→ Stated problem:
Extract the lines of the material below, beginning with the first and ending with the line that holds "const legendA = ['5". Skip every picture.

→ Provided data:
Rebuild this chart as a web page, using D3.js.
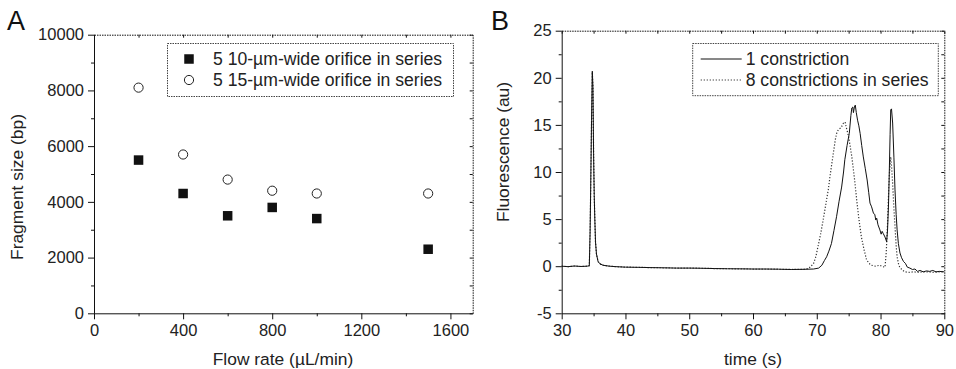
<!DOCTYPE html>
<html>
<head>
<meta charset="utf-8">
<script src="https://cdn.jsdelivr.net/npm/d3@7"></script>
<style>
  body { margin: 0; background: #fff; }
  svg { font-family: "Liberation Sans", Arial, sans-serif; }
  .tick text { font-size: 16.5px; fill: #222; }
  .domain, .tick line { stroke: #111; }
</style>
</head>
<body>
<div id="container"></div>
<script>
// Panel A: fragment size vs flow rate
const flowRates = [200, 400, 600, 800, 1000, 1500];
const size10um = [5500, 4300, 3500, 3800, 3400, 2300];
const size15um = [8100, 5700, 4800, 4400, 4300, 4300];
const legendA = ['5 10-\u00b5m-wide orifice in series', '5 15-\u00b5m-wide orifice in series'];

// Panel B: fluorescence traces, [time (s), value (au)]
const oneConstriction = [
  [30, 0], [31, -0.05], [32, 0.02], [33, -0.03], [34, 0], [34.33, 0.05], [34.45, 3.5],
  [34.55, 8.4], [34.68, 15.5], [34.8, 20.7], [34.9, 19], [35.0, 12], [35.1, 7.5],
  [35.2, 4.9], [35.3, 2.6], [35.45, 1.3], [35.7, 0.5], [36.0, 0.25], [36.5, 0.1],
  [37.5, 0], [38.5, -0.05], [40, -0.1], [42, -0.12], [44, -0.15], [46, -0.17],
  [48, -0.2], [50, -0.2], [52, -0.22], [54, -0.25], [56, -0.27], [58, -0.28],
  [60, -0.3], [62, -0.3], [64, -0.32], [66, -0.35], [68, -0.33], [69.5, -0.3],
  [70.3, -0.2], [70.8, 0.1], [71.2, 0.6], [71.55, 1.0], [71.9, 1.6], [72.3, 2.4],
  [72.7, 3.8], [73.1, 5.25], [73.5, 6.9], [73.9, 8.4], [74.2, 10.0], [74.4, 11.3],
  [74.75, 12.8], [75.1, 14.1], [75.35, 16.0], [75.5, 16.8], [75.65, 16.9], [75.75, 16.3],
  [75.9, 16.9], [76.04, 17.1], [76.2, 16.3], [76.4, 15.5], [76.6, 14.9], [76.8, 14.1],
  [77.05, 12.8], [77.3, 11.6], [77.6, 10.4], [77.9, 9.15], [78.15, 7.8], [78.35, 6.7],
  [78.6, 6.3], [78.9, 5.6], [79.1, 5.5], [79.25, 4.9], [79.4, 5.1], [79.6, 4.4],
  [79.9, 3.85], [80.1, 3.4], [80.25, 3.7], [80.4, 3.5], [80.7, 3.1], [80.96, 2.6],
  [81.1, 3.85], [81.25, 6.5], [81.37, 9.9], [81.5, 14.0], [81.6, 16.6], [81.72, 16.7],
  [81.9, 15.2], [82.1, 11.5], [82.27, 8.1], [82.45, 5.5], [82.6, 3.85], [82.8, 2.4],
  [83.05, 1.4], [83.3, 0.9], [83.6, 0.5], [83.9, 0.3], [84.2, -0.1], [84.6, -0.2],
  [85.0, -0.35], [85.4, -0.3], [85.8, -0.55], [86.2, -0.45], [86.7, -0.6], [87.2, -0.5],
  [87.7, -0.55], [88.2, -0.45], [88.7, -0.6], [89.2, -0.55], [90, -0.6]
];
const eightConstrictions = [
  [30, 0], [31, -0.05], [32, 0.02], [33, -0.03], [34, 0], [34.33, 0.05], [34.45, 3.5],
  [34.55, 8.4], [34.68, 15.5], [34.8, 20.6], [34.9, 19], [35.0, 12], [35.1, 7.5],
  [35.2, 4.9], [35.3, 2.6], [35.45, 1.3], [35.7, 0.5], [36.0, 0.25], [36.5, 0.1],
  [37.5, 0], [38.5, -0.05], [40, -0.1], [42, -0.12], [44, -0.15], [46, -0.17],
  [48, -0.2], [50, -0.2], [52, -0.22], [54, -0.25], [56, -0.27], [58, -0.28],
  [60, -0.3], [62, -0.3], [64, -0.32], [66, -0.35], [68, -0.33], [68.7, -0.25],
  [69.1, 0], [69.5, 0.3], [69.85, 1.0], [70.2, 2.1], [70.6, 3.4], [71.0, 4.9],
  [71.4, 6.5], [71.8, 8.1], [72.05, 9.4], [72.3, 10.6], [72.6, 12.0], [72.9, 13.4],
  [73.15, 14.2], [73.4, 14.5], [73.8, 14.7], [74.2, 15.2], [74.45, 15.3], [74.6, 14.8],
  [74.8, 14.3], [75.0, 13.7], [75.25, 12.7], [75.5, 11.6], [75.75, 10.2], [76.0, 8.8],
  [76.25, 7.1], [76.5, 5.6], [76.75, 4.3], [77.0, 3.1], [77.4, 1.8], [77.8, 0.7],
  [78.2, 0.3], [78.6, 0.1], [79.2, 0.0], [79.9, 0.1], [80.3, -0.05], [80.7, -0.1],
  [80.9, 1.5], [81.1, 4.55], [81.25, 7.5], [81.4, 9.9], [81.6, 11.6], [81.75, 10.5],
  [81.9, 8.8], [82.1, 6.0], [82.3, 3.85], [82.45, 2.2], [82.6, 1.0], [82.8, 0.3],
  [83.0, -0.1], [83.4, -0.4], [83.8, -0.6], [84.5, -0.65], [85.2, -0.6], [86.0, -0.65],
  [86.7, -0.6], [87.5, -0.6], [88.3, -0.65], [89.2, -0.6], [90, -0.6]
];
const legendB = ['1 constriction', '8 constrictions in series'];

const width = 956, height = 369;
const svg = d3.select('#container').append('svg')
  .attr('width', width)
  .attr('height', height);

// plain number labels, hyphen for negatives like the original
const plain = d => String(d);

// Frame with outward ticks on bottom/left, dotted mirror on top/right
function frame(g, x, y, xMajor, xMinor, yMajor, yMinor) {
  const [x0, x1] = x.range();
  const [y0, y1] = y.range();

  g.append('g').attr('transform', `translate(0,${y0})`)
    .call(d3.axisBottom(x).tickValues(xMinor).tickSize(3).tickFormat(''))
    .call(a => a.select('.domain').remove());
  g.append('g').attr('transform', `translate(0,${y0})`)
    .call(d3.axisBottom(x).tickValues(xMajor).tickSize(6).tickSizeOuter(0).tickPadding(5).tickFormat(plain));
  g.append('g').attr('transform', `translate(${x0},0)`)
    .call(d3.axisLeft(y).tickValues(yMinor).tickSize(3).tickFormat(''))
    .call(a => a.select('.domain').remove());
  g.append('g').attr('transform', `translate(${x0},0)`)
    .call(d3.axisLeft(y).tickValues(yMajor).tickSize(6).tickSizeOuter(0).tickPadding(4).tickFormat(plain));

  // mirror axes
  const top = g.append('g').attr('transform', `translate(0,${y1})`)
    .call(d3.axisBottom(x).tickValues(xMajor.concat(xMinor)).tickSize(3).tickFormat('').tickSizeOuter(0));
  const right = g.append('g').attr('transform', `translate(${x1},0)`)
    .call(d3.axisLeft(y).tickValues(yMajor.concat(yMinor)).tickSize(3).tickFormat('').tickSizeOuter(0));
  top.select('.domain').attr('stroke', '#444').attr('stroke-dasharray', '1.5,1');
  right.select('.domain').attr('stroke', '#444').attr('stroke-dasharray', '1.5,1');
  top.selectAll('.tick line').attr('stroke', '#444');
  right.selectAll('.tick line').attr('stroke', '#444');
}

// ---- Panel A ----
const xA = d3.scaleLinear().domain([0, 1700]).range([94, 472.7]);
const yA = d3.scaleLinear().domain([0, 10000]).range([313.3, 34.7]);
const gA = svg.append('g');
frame(gA, xA, yA,
  [0, 400, 800, 1200, 1600], [200, 600, 1000, 1400],
  [0, 2000, 4000, 6000, 8000, 10000], [1000, 3000, 5000, 7000, 9000]);

gA.selectAll('rect.sq').data(flowRates).join('rect')
  .attr('class', 'sq')
  .attr('x', d => xA(d) - 4.75)
  .attr('y', (d, i) => yA(size10um[i]) - 4.75)
  .attr('width', 9.5).attr('height', 9.5)
  .attr('fill', '#111');
gA.selectAll('circle.ci').data(flowRates).join('circle')
  .attr('class', 'ci')
  .attr('cx', d => xA(d))
  .attr('cy', (d, i) => yA(size15um[i]))
  .attr('r', 4.6)
  .attr('fill', '#fff').attr('stroke', '#222').attr('stroke-width', 1);

// legend A
gA.append('rect').attr('x', 167.5).attr('y', 43.5).attr('width', 286).attr('height', 53)
  .attr('fill', '#fff').attr('stroke', '#444').attr('stroke-dasharray', '1.5,1');
gA.append('rect').attr('x', 189 - 4.75).attr('y', 59 - 4.75).attr('width', 9.5).attr('height', 9.5).attr('fill', '#111');
gA.append('circle').attr('cx', 189).attr('cy', 80).attr('r', 4.6)
  .attr('fill', '#fff').attr('stroke', '#222');
gA.selectAll('text.leg').data(legendA).join('text')
  .attr('class', 'leg')
  .attr('x', 213).attr('y', (d, i) => 59 + i * 21)
  .attr('dy', '0.36em')
  .attr('font-size', 17.6).attr('fill', '#222')
  .text(d => d);

gA.append('text').attr('x', 283).attr('y', 365).attr('text-anchor', 'middle')
  .attr('font-size', 17.4).attr('fill', '#222').text('Flow rate (\u00b5L/min)');
gA.append('text').attr('transform', 'translate(23,187) rotate(-90)').attr('text-anchor', 'middle')
  .attr('font-size', 17.4).attr('fill', '#222').text('Fragment size (bp)');
gA.append('text').attr('x', 7).attr('y', 30).attr('font-size', 27).attr('fill', '#111').text('A');

// ---- Panel B ----
const xB = d3.scaleLinear().domain([30, 90]).range([561.7, 944.3]);
const yB = d3.scaleLinear().domain([-5, 25]).range([313.3, 30.7]);
const gB = svg.append('g');
frame(gB, xB, yB,
  [30, 40, 50, 60, 70, 80, 90], [35, 45, 55, 65, 75, 85],
  [-5, 0, 5, 10, 15, 20, 25], [-2.5, 2.5, 7.5, 12.5, 17.5, 22.5]);

const line = d3.line().x(d => xB(d[0])).y(d => yB(d[1]));
gB.append('path').datum(eightConstrictions).attr('d', line)
  .attr('fill', 'none').attr('stroke', '#333').attr('stroke-width', 1.2)
  .attr('stroke-dasharray', '1.2,1.8');
gB.append('path').datum(oneConstriction).attr('d', line)
  .attr('fill', 'none').attr('stroke', '#111').attr('stroke-width', 1);

// legend B
gB.append('rect').attr('x', 692.7).attr('y', 43.5).attr('width', 245.6).attr('height', 52.2)
  .attr('fill', '#fff').attr('stroke', '#444').attr('stroke-dasharray', '1.5,1');
gB.append('line').attr('x1', 700.7).attr('x2', 741.7).attr('y1', 59).attr('y2', 59)
  .attr('stroke', '#111');
gB.append('line').attr('x1', 700.7).attr('x2', 741.7).attr('y1', 80).attr('y2', 80)
  .attr('stroke', '#333').attr('stroke-width', 1.2).attr('stroke-dasharray', '1.2,1.8');
gB.selectAll('text.leg').data(legendB).join('text')
  .attr('class', 'leg')
  .attr('x', 745.7).attr('y', (d, i) => 59 + i * 21)
  .attr('dy', '0.36em')
  .attr('font-size', 17.6).attr('fill', '#222')
  .text(d => d);

gB.append('text').attr('x', 753).attr('y', 365).attr('text-anchor', 'middle')
  .attr('font-size', 17.4).attr('fill', '#222').text('time (s)');
gB.append('text').attr('transform', 'translate(509,152) rotate(-90)').attr('text-anchor', 'middle')
  .attr('font-size', 17.4).attr('fill', '#222').text('Fluorescence (au)');
gB.append('text').attr('x', 491).attr('y', 30).attr('font-size', 27).attr('fill', '#111').text('B');
</script>
</body>
</html>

→ Output for this task:
Rebuild this chart as a web page, using D3.js.
<!DOCTYPE html>
<html>
<head>
<meta charset="utf-8">
<script src="https://cdn.jsdelivr.net/npm/d3@7"></script>
<style>
  body { margin: 0; background: #fff; }
  svg { font-family: "Liberation Sans", Arial, sans-serif; }
  .tick text { font-size: 16.5px; fill: #222; }
  .domain, .tick line { stroke: #111; }
</style>
</head>
<body>
<div id="container"></div>
<script>
// Panel A: fragment size vs flow rate
const flowRates = [200, 400, 600, 800, 1000, 1500];
const size10um = [5500, 4300, 3500, 3800, 3400, 2300];
const size15um = [8100, 5700, 4800, 4400, 4300, 4300];
const legendA = ['5 10-\u00b5m-wide orifice in series', '5 15-\u00b5m-wide orifice in series'];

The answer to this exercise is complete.